Наверное, можно было перенести в верхнюю шлюзовую исправно действующий шнур-генератор из нижней шлюзовой, а почкующееся инопланетное отродье отправить размножаться в любое свободное помещение, но вместо этого лунный лифт принимали в нижний шлюз, «завалив» станцию едва ли не вверх тормашками. Кажется, все они, включая Стерляжего, опасались лишний раз прикоснуться к генератору, демонстрируя боязливое почтение. Отчасти я их понимал: где концентрация энергии не лезет ни в какие ворота, там жди сюрпризов. Залей станцию под завязку нитроглицерином и шарахни по обшивке кувалдой – думаю, генератор сумел бы рвануть сильнее. Атмосферу с Земли, конечно, не сдует – но разве нам с того легче?
Лифт на Луну Крайнюю был отправлен девять часов назад. Он увез только воду, литров пятьсот воды в обыкновенных пластмассовых канистрах. И уже более часа «Гриф» тянул кабину обратно с ускорением в два «же». Примерно через четыре часа она должна была войти в нижний шлюз.
Я уже не удивлялся. Менее трех часов от Земли до «Грифа», менее шести часов – от «Грифа» до Луны. Тьфу и растереть. Вполне разумные сроки. Можно было опустить кабину и быстрее, если увеличить ускорение, – в этом просто не было нужды. До захода Луны за земной диск оставалась еще бездна времени, до окончания благоприятной либрации – и того больше.
Зря многие думают, будто Луна всегда повернута к Земле одной стороной, – на самом деле она как бы слегка «покачивается» за счет эллиптичности своей орбиты, поэтому Луна Крайняя в море Южном то оказывается на самом краю лунного диска, то прячется за край. Это, как объяснил Стерляжий мне, лопоухому, и называется либрацией. Понятно, что с «Грифа», болтающегося в пространстве на некотором отдалении от Земли, благоприятные для приема лифта временные «окна» куда шире и надежнее, нежели с поверхности. Правда, столь же продолжительны и безысходны «мертвые» периоды невидимости Луны Крайней.

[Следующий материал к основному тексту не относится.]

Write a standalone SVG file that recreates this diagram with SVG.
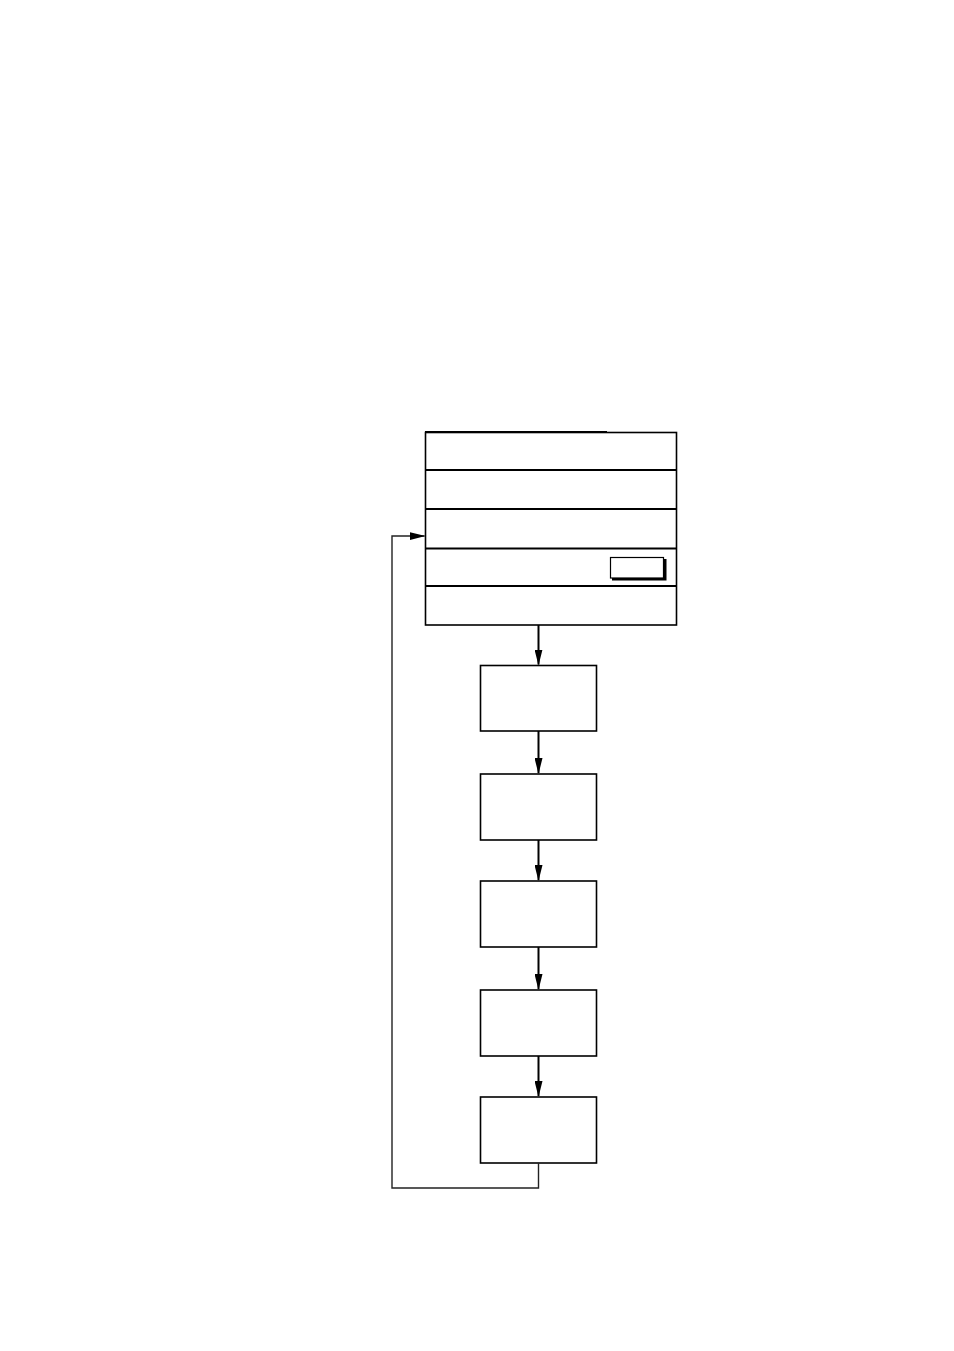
<svg xmlns="http://www.w3.org/2000/svg" width="954" height="1351" viewBox="0 0 954 1351">
<style>
.box{fill:#fff;stroke:#000;stroke-width:1.6}
.div{stroke:#000;stroke-width:1.8}
.con{fill:none;stroke:#000;stroke-width:2}
.loop{fill:none;stroke:#222;stroke-width:1.4}
</style>
<defs>
<marker id="ah" markerWidth="16" markerHeight="8" refX="15" refY="4" orient="auto" markerUnits="userSpaceOnUse">
<path d="M0,0 L16,4 L0,8 z" fill="#000"/>
</marker>
</defs>
<rect width="954" height="1351" fill="#fff"/>
<g id="menu">
<rect class="box" x="425.5" y="432.5" width="251" height="192.5"/>
<line x1="425" y1="432" x2="607" y2="432" stroke="#000" stroke-width="2"/>
<line class="div" x1="425.5" y1="470" x2="676.5" y2="470"/>
<line class="div" x1="425.5" y1="509" x2="676.5" y2="509"/>
<line class="div" x1="425.5" y1="548.5" x2="676.5" y2="548.5"/>
<line class="div" x1="425.5" y1="586" x2="676.5" y2="586"/>
<rect x="612" y="559" width="54.5" height="21.5" fill="#000"/>
<rect x="610.5" y="557.5" width="53" height="20.5" fill="#fff" stroke="#000" stroke-width="1.2"/>
</g>
<g id="n1"><rect class="box" x="480.5" y="665.5" width="116" height="65.5"/></g>
<g id="n2"><rect class="box" x="480.5" y="774" width="116" height="66"/></g>
<g id="n3"><rect class="box" x="480.5" y="881" width="116" height="66"/></g>
<g id="n4"><rect class="box" x="480.5" y="990" width="116" height="66"/></g>
<g id="n5"><rect class="box" x="480.5" y="1097" width="116" height="66"/></g>
<g id="connectors">
<line class="con" x1="538.5" y1="625" x2="538.5" y2="664.5" marker-end="url(#ah)"/>
<line class="con" x1="538.5" y1="731" x2="538.5" y2="773" marker-end="url(#ah)"/>
<line class="con" x1="538.5" y1="840" x2="538.5" y2="880" marker-end="url(#ah)"/>
<line class="con" x1="538.5" y1="947" x2="538.5" y2="989" marker-end="url(#ah)"/>
<line class="con" x1="538.5" y1="1056" x2="538.5" y2="1096" marker-end="url(#ah)"/>
<polyline class="loop" points="538.5,1163 538.5,1188 392,1188 392,536 424.5,536" marker-end="url(#ah)"/>
</g>
</svg>
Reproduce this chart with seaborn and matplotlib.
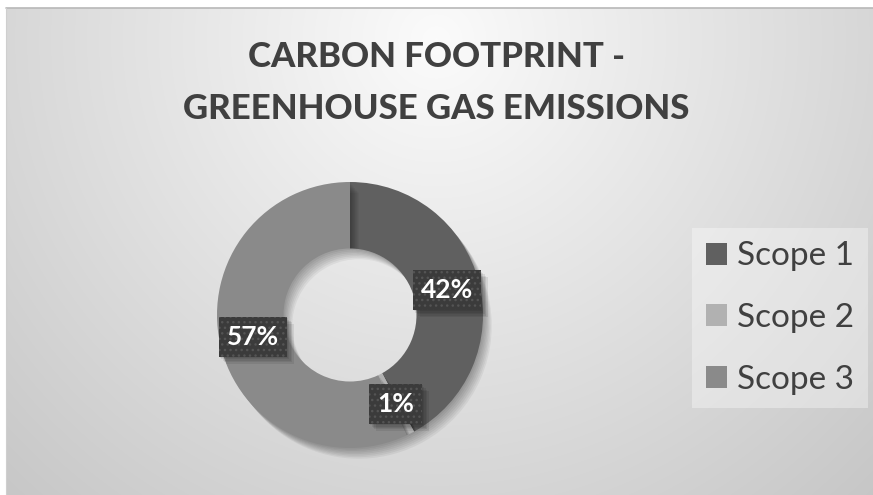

Словом, Луна плыла, кабина ехала, беременный шнур-генератор в верхнем шлюзе готовился к почкованию, а мы с Надей, изгнанные занятыми дядями с глаз долой, играли в слова. Два фломастера, два листа бумаги в клеточку, неизменная кукла Аграфена в вязаных штанишках, давно нуждающихся в стирке, и отвратное слово «ревмокардит», наводящее на мысли о кардиограммах, белых халатах, эмалированных утках под койками и неизбежном запахе карболки.
Меня едва не замутило.
– Давай лучше возьмем другое слово.
– Пожалуйста, – сказала Надя. – Предлагай.
– Антиклерикализм.
Надя поморщилась.
– Чересчур пышно, к тому же три буквы «и». Масса вариантов, неинтересно. Давай что-нибудь попроще.
– Тогда э… толерантность.
– Еще того лучше – три «тэ». В «ревмокардите» хотя бы все буквы разные… хотя нет, в нем два «эр». Ну, это все равно.